-- Data shown start --
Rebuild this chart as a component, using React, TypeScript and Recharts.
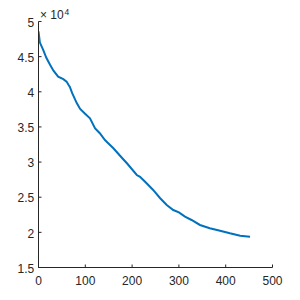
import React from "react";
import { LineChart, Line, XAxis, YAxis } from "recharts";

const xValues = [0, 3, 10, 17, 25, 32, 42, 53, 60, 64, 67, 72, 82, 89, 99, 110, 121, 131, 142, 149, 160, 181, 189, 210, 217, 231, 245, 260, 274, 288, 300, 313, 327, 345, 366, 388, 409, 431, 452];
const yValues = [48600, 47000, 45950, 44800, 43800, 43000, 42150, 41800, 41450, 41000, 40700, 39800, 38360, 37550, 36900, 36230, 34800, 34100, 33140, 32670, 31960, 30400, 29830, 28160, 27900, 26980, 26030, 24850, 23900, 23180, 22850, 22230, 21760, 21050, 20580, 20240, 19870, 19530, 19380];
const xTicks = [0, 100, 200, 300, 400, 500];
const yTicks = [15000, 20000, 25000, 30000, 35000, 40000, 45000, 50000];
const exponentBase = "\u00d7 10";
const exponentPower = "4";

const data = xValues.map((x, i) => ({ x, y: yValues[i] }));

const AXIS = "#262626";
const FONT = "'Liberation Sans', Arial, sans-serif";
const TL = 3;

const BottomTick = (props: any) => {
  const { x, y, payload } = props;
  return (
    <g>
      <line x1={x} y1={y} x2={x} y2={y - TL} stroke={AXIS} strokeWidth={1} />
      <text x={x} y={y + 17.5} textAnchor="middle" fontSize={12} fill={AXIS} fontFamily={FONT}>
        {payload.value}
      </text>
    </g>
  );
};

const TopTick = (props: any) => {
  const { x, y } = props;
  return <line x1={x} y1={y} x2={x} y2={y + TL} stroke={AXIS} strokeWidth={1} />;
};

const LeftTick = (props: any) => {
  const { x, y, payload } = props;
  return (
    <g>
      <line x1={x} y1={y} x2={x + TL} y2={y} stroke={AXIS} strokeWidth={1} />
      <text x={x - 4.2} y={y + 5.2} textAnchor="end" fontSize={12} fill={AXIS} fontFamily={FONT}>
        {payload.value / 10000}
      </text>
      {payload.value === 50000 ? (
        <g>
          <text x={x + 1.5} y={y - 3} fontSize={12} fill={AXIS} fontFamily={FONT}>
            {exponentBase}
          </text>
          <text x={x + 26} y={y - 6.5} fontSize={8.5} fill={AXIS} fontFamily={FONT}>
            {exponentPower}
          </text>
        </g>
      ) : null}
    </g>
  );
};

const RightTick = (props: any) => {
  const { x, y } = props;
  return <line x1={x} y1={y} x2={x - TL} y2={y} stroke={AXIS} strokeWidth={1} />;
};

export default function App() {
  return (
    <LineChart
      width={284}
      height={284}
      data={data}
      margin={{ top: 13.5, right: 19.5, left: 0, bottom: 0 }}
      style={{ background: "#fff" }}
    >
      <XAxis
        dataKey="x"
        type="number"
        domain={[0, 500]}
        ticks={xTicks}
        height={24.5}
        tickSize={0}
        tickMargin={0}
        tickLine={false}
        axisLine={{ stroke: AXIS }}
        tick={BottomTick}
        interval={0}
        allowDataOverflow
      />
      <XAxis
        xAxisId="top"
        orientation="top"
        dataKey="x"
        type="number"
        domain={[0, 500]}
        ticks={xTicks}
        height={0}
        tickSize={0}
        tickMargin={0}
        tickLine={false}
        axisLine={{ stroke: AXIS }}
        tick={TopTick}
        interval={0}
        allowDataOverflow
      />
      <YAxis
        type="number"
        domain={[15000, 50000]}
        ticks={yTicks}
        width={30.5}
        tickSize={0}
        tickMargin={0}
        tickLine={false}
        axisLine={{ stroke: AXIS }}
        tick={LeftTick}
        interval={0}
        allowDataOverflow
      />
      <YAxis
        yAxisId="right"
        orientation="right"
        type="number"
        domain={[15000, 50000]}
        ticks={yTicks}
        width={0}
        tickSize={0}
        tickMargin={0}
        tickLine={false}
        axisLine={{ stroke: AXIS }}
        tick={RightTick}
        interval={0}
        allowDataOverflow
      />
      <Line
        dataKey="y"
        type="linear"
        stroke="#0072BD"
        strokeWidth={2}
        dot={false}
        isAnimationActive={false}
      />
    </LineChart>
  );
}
-- Data shown end --
Task requirements =>
Using the material above, set down every line exactly, but skip the pictures.

Result below =>
Rebuild this chart as a component, using React, TypeScript and Recharts.
import React from "react";
import { LineChart, Line, XAxis, YAxis } from "recharts";

const xValues = [0, 3, 10, 17, 25, 32, 42, 53, 60, 64, 67, 72, 82, 89, 99, 110, 121, 131, 142, 149, 160, 181, 189, 210, 217, 231, 245, 260, 274, 288, 300, 313, 327, 345, 366, 388, 409, 431, 452];
const yValues = [48600, 47000, 45950, 44800, 43800, 43000, 42150, 41800, 41450, 41000, 40700, 39800, 38360, 37550, 36900, 36230, 34800, 34100, 33140, 32670, 31960, 30400, 29830, 28160, 27900, 26980, 26030, 24850, 23900, 23180, 22850, 22230, 21760, 21050, 20580, 20240, 19870, 19530, 19380];
const xTicks = [0, 100, 200, 300, 400, 500];
const yTicks = [15000, 20000, 25000, 30000, 35000, 40000, 45000, 50000];
const exponentBase = "\u00d7 10";
const exponentPower = "4";

const data = xValues.map((x, i) => ({ x, y: yValues[i] }));

const AXIS = "#262626";
const FONT = "'Liberation Sans', Arial, sans-serif";
const TL = 3;

const BottomTick = (props: any) => {
  const { x, y, payload } = props;
  return (
    <g>
      <line x1={x} y1={y} x2={x} y2={y - TL} stroke={AXIS} strokeWidth={1} />
      <text x={x} y={y + 17.5} textAnchor="middle" fontSize={12} fill={AXIS} fontFamily={FONT}>
        {payload.value}
      </text>
    </g>
  );
};

const TopTick = (props: any) => {
  const { x, y } = props;
  return <line x1={x} y1={y} x2={x} y2={y + TL} stroke={AXIS} strokeWidth={1} />;
};

const LeftTick = (props: any) => {
  const { x, y, payload } = props;
  return (
    <g>
      <line x1={x} y1={y} x2={x + TL} y2={y} stroke={AXIS} strokeWidth={1} />
      <text x={x - 4.2} y={y + 5.2} textAnchor="end" fontSize={12} fill={AXIS} fontFamily={FONT}>
        {payload.value / 10000}
      </text>
      {payload.value === 50000 ? (
        <g>
          <text x={x + 1.5} y={y - 3} fontSize={12} fill={AXIS} fontFamily={FONT}>
            {exponentBase}
          </text>
          <text x={x + 26} y={y - 6.5} fontSize={8.5} fill={AXIS} fontFamily={FONT}>
            {exponentPower}
          </text>
        </g>
      ) : null}
    </g>
  );
};

const RightTick = (props: any) => {
  const { x, y } = props;
  return <line x1={x} y1={y} x2={x - TL} y2={y} stroke={AXIS} strokeWidth={1} />;
};

export default function App() {
  return (
    <LineChart
      width={284}
      height={284}
      data={data}
      margin={{ top: 13.5, right: 19.5, left: 0, bottom: 0 }}
      style={{ background: "#fff" }}
    >
      <XAxis
        dataKey="x"
        type="number"
        domain={[0, 500]}
        ticks={xTicks}
        height={24.5}
        tickSize={0}
        tickMargin={0}
        tickLine={false}
        axisLine={{ stroke: AXIS }}
        tick={BottomTick}
        interval={0}
        allowDataOverflow
      />
      <XAxis
        xAxisId="top"
        orientation="top"
        dataKey="x"
        type="number"
        domain={[0, 500]}
        ticks={xTicks}
        height={0}
        tickSize={0}
        tickMargin={0}
        tickLine={false}
        axisLine={{ stroke: AXIS }}
        tick={TopTick}
        interval={0}
        allowDataOverflow
      />
      <YAxis
        type="number"
        domain={[15000, 50000]}
        ticks={yTicks}
        width={30.5}
        tickSize={0}
        tickMargin={0}
        tickLine={false}
        axisLine={{ stroke: AXIS }}
        tick={LeftTick}
        interval={0}
        allowDataOverflow
      />
      <YAxis
        yAxisId="right"
        orientation="right"
        type="number"
        domain={[15000, 50000]}
        ticks={yTicks}
        width={0}
        tickSize={0}
        tickMargin={0}
        tickLine={false}
        axisLine={{ stroke: AXIS }}
        tick={RightTick}
        interval={0}
        allowDataOverflow
      />
      <Line
        dataKey="y"
        type="linear"
        stroke="#0072BD"
        strokeWidth={2}
        dot={false}
        isAnimationActive={false}
      />
    </LineChart>
  );
}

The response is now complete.